Before adding something new, look at whether your current income could become more reliable. Could you raise rates? Offer retainers? Ask for deposits? Shorten payment terms? Create recurring packages? Follow up with past clients? Improve your sales process?
Sometimes irregular income feels like an earning problem when it is actually a structure problem. Better terms, clearer offers, and stronger client systems can make your existing work more stable without adding an entirely new responsibility.
3. Use extra income to build protection, not just spending room.
When you add an income stream, decide what that money is for. Maybe it funds your emergency fund, covers taxes, pays down debt, builds a business buffer, or saves for a major goal. Giving extra income a clear purpose helps it create progress instead of lifestyle drift.
This is especially important when your main income fluctuates. Extra money can become a stabilizer if you direct it well. Without a plan, it can disappear just as quickly as your regular income—and somehow leave no forwarding address.
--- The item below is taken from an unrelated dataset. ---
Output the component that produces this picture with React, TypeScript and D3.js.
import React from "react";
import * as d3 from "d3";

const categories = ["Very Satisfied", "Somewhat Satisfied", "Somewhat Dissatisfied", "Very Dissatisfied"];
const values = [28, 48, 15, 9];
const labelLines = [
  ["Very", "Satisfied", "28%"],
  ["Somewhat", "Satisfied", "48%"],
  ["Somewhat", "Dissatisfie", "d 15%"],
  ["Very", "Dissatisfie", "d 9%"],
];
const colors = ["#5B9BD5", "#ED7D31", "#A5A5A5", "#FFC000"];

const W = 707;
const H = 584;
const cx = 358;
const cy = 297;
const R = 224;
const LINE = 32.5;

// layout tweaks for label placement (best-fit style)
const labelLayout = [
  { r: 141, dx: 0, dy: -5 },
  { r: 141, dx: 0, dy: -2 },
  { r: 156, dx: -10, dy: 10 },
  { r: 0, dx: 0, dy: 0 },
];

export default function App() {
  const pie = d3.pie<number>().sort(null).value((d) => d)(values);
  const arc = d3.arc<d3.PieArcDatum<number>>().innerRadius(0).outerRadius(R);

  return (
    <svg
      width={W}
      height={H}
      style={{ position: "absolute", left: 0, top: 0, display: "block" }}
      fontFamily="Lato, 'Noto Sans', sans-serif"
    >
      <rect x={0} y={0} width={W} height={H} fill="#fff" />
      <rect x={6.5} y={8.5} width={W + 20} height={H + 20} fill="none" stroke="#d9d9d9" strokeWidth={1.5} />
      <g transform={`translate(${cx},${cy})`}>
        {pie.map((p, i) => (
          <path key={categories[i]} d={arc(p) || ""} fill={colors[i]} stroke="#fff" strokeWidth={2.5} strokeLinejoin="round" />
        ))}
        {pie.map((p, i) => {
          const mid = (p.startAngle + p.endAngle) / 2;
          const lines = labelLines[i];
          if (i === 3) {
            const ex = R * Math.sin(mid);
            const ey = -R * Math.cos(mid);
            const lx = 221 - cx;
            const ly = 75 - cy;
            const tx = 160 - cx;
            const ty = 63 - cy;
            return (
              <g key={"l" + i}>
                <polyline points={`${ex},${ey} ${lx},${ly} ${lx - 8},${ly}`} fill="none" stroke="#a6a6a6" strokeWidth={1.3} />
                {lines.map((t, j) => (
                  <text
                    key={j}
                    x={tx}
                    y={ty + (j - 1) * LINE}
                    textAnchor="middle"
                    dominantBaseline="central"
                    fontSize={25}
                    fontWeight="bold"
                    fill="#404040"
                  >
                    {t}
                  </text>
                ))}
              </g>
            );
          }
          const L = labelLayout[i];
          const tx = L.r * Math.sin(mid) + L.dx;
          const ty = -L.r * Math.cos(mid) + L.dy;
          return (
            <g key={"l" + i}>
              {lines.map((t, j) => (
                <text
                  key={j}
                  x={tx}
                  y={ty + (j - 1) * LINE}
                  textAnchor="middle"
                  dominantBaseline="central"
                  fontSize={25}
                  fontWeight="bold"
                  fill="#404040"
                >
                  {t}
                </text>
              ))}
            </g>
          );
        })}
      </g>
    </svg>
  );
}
More income helps, but organized income is what actually changes the way your money feels.
Review Your Money Like a Routine, Not a Crisis
Budgeting with irregular income works best when you check in regularly. Not obsessively. Not dramatically. Just consistently. The goal is to keep your plan close enough that you can adjust before small problems grow teeth.
1. Do a weekly money check-in.
A weekly check-in can be simple: review what came in, what went out, what bills are coming up, and whether anything needs adjusting. This habit keeps you connected to your money without waiting until the end of the month to discover what happened.
It also helps reduce avoidance. When money feels uncertain, ignoring it can seem comforting for about five minutes. Then the stress gets louder. A short weekly review gives you facts, and facts are usually easier to manage than financial fog.
2. Adjust monthly based on real numbers.
At the end of each month, compare your plan to what actually happened. Did you earn more or less than expected? Which expenses were higher? Which categories need more room? Which spending habits surprised you?
Use the answers to adjust the next month. This is not about shaming yourself. It is about making your budget smarter each time. A flexible budget improves through use, not perfection.
3. Celebrate progress that looks boring.
With irregular income, progress may not always look dramatic. Sometimes it looks like paying bills on time during a slow month. Sometimes it looks like saving $75 instead of $500. Sometimes it looks like not panicking when a payment is delayed because you finally have a buffer.
Celebrate those wins. They matter. Financial confidence is built through small proof that you can handle your money even when the timing is imperfect.
Wealth O'Clock!
Irregular income becomes easier to manage when your budget expects movement from the start. Use this checklist to turn unpredictable paychecks into a calmer, more flexible money system.
- Right Now: Calculate your bare-bones monthly budget using only essential expenses.
- This Week: Review the last six to twelve months of income and identify your lowest realistic earning months.
- Next Paycheck: Split incoming money between essentials, savings, taxes, future bills, and flexible spending before it gets absorbed.
- This Month: Start one sinking fund for an irregular expense that usually catches you off guard.
- Next 90 Days: Build at least one month of essential expenses into an income buffer.
- By Year-End: Refine your budget around real income patterns so strong months help carry slower ones.
Let Your Budget Move With Your Life
Irregular income may never feel as predictable as a fixed paycheck, but it can absolutely become manageable. When you build around your lower-income months, separate essentials from extras, use strong months wisely, and review your numbers regularly, you give yourself a system that can handle movement without falling apart.
Your budget does not need to be perfect to be powerful. It just needs to be honest, flexible, and close enough to your real life that you will actually use it. Let the income change, let the plan adjust, and keep building a financial rhythm that gives you more calm with every month you practice it.